By Colleen Taylor, Contributing Editor -- Electronic News, 4/19/2007

Numerous industry heavyweights this week showed support for a patent reform act proposed in both arms of the United States Congress, the House of Representatives and the Senate. 

The Patent Reform Act of 2007, a bipartisan, bicameral proposal for patent reform legislation, was introduced Wednesday in the House and Senate. The bill was sponsored in the Senate by Senator Patrick Leahy, a Democrat from Vermont, and Senator Orrin Hatch, a Republican from Utah. In the House, the bill was sponsored by Representative Howard Berman, a Democrat from California, and Representative Lamar Smith, a Republican from Texas.

United States' patent laws are long overdue for refinement, because they were "crafted for an earlier time, when smokestacks rather than microchips were the emblems of industry," Sen.

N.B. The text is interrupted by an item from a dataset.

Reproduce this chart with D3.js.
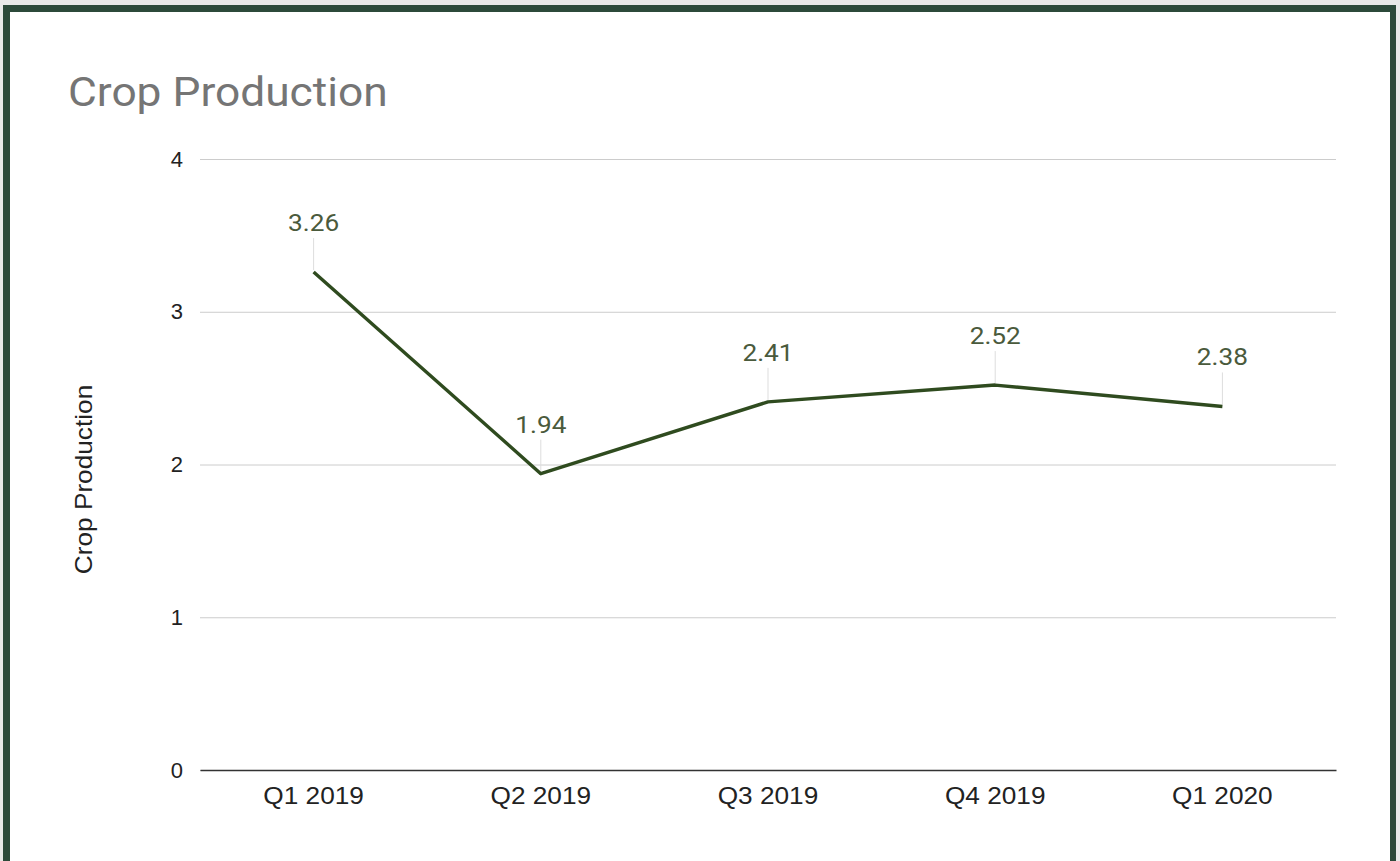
<!DOCTYPE html>
<html>
<head>
<meta charset="utf-8">
<script src="https://cdn.jsdelivr.net/npm/d3@7"></script>
<style>
  html, body { margin: 0; padding: 0; background: #e8e9e8; }
  svg { display: block; }
</style>
</head>
<body>
<svg id="chart" width="1400" height="861"></svg>
<script>
// Quarterly crop production
const quarters = ["Q1 2019", "Q2 2019", "Q3 2019", "Q4 2019", "Q1 2020"];
const production = [3.26, 1.94, 2.41, 2.52, 2.38];
const yTicks = [0, 1, 2, 3, 4];

const svg = d3.select("#chart");
const W = 1400, H = 861;
const stretch = 1.14; // text is drawn slightly wide

// Framed card
svg.append("rect")
  .attr("x", 3).attr("y", 5)
  .attr("width", 1393).attr("height", H + 20)
  .attr("fill", "#2c4a3a");
svg.append("rect")
  .attr("x", 10).attr("y", 12)
  .attr("width", 1380).attr("height", H + 20)
  .attr("fill", "#ffffff");

const plot = { left: 200, right: 1336, top: 159, bottom: 770 };

const x = d3.scaleBand().domain(quarters).range([plot.left, plot.right]);
const y = d3.scaleLinear().domain([0, 4]).range([plot.bottom, plot.top]);

// Title
svg.append("text")
  .attr("transform", `translate(68,106) scale(1.08,1)`)
  .attr("font-family", "Roboto, 'Liberation Sans', Arial, sans-serif")
  .attr("font-size", 41)
  .attr("fill", "#757575")
  .text("Crop Production");

// Horizontal gridlines with value ticks
const yAxis = d3.axisLeft(y).tickValues(yTicks).tickFormat(d3.format("d"))
  .tickSize(-(plot.right - plot.left)).tickPadding(17);
const gy = svg.append("g").attr("transform", `translate(${plot.left},0)`).call(yAxis);
gy.select(".domain").remove();
gy.selectAll(".tick line").attr("stroke", "#cccccc").attr("stroke-width", 1);
gy.selectAll(".tick text")
  .attr("font-family", "'Liberation Sans', Arial, sans-serif")
  .attr("font-size", 22)
  .attr("fill", "#222222");

// Baseline and category labels
const gx = svg.append("g").attr("transform", `translate(0,${plot.bottom})`)
  .call(d3.axisBottom(x).tickSize(0).tickPadding(18));
gx.select(".domain").attr("stroke", "#333333").attr("stroke-width", 1.6);
gx.selectAll(".tick text")
  .attr("transform", `scale(${stretch},1)`)
  .attr("font-family", "'Liberation Sans', Arial, sans-serif")
  .attr("font-size", 23)
  .attr("fill", "#222222");

// Y axis title
svg.append("text")
  .attr("transform", `translate(92,${(plot.top + plot.bottom) / 2 + 15}) rotate(-90) scale(${stretch},1)`)
  .attr("text-anchor", "middle")
  .attr("font-family", "'Liberation Sans', Arial, sans-serif")
  .attr("font-size", 23)
  .attr("fill", "#222222")
  .text("Crop Production");

const cx = q => x(q) + x.bandwidth() / 2;
const series = quarters.map((q, i) => ({ q, v: production[i] }));

// Leader lines from points to value labels
svg.append("g").selectAll("line").data(series).join("line")
  .attr("x1", d => cx(d.q)).attr("x2", d => cx(d.q))
  .attr("y1", d => y(d.v) - 2).attr("y2", d => y(d.v) - 34)
  .attr("stroke", "#dddddd").attr("stroke-width", 1);

// Series line
svg.append("path")
  .datum(series)
  .attr("fill", "none")
  .attr("stroke", "#2f4b1f")
  .attr("stroke-width", 3.4)
  .attr("stroke-linejoin", "round")
  .attr("d", d3.line().x(d => cx(d.q)).y(d => y(d.v)));

// Value labels
svg.append("g").selectAll("text").data(series).join("text")
  .attr("transform", d => `translate(${cx(d.q)},${y(d.v) - 41}) scale(${stretch},1)`)
  .attr("text-anchor", "middle")
  .attr("font-family", "Roboto, 'Liberation Sans', Arial, sans-serif")
  .attr("font-size", 23)
  .attr("fill", "#4a5a3c")
  .text(d => d.v.toFixed(2));
</script>
</body>
</html>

Leahy said at a conference in Washington on Wednesday, according to a Reuters report.

The bill is focused largely on minimizing patent litigation by taking away lawsuits' potential rewards. The reforms proposed in Wednesday's bill make it more difficult for patent holders to claim that intellectual property (IP) has indeed been willfully infringed upon by another company. The bill also indicates that damage awards from patent suits reflect the value of the patented technology, instead of the larger market value of the products in which the IP has been used.

Industry group the Innovation Alliance, which has a member roster that includes LSI Logic, Qualcomm and Tessera, has expressed conditional support for the proposed bill. In a statement made yesterday, a spokesman for the group said while the alliance welcomes patent law reform and that it also hopes to work with Congress to modify the proposed bill to avoid "unintended anti-competitive and innovation-stifling impacts that certain reforms may have."

Meanwhile, the Coalition for Patent Fairness, an industry group whose members include Intel, Apple, Applied Materials, Broadcom, http://www.broadcom  Hewlett-Packard http://www.hp.com and Microsoft, has more enthusiastically voiced its support for the new bill.
 
"Patent reform will contribute immensely to America's competitiveness in a global economy and will reaffirm America's commitment to innovation and consumer welfare," Jonathan Yarowsky, the group's counsel, said in a statement. "The comprehensive changes proposed in the Patent Reform Act of 2007 will strengthen and restore balance to the patent system legislative action that has been urgently needed for years."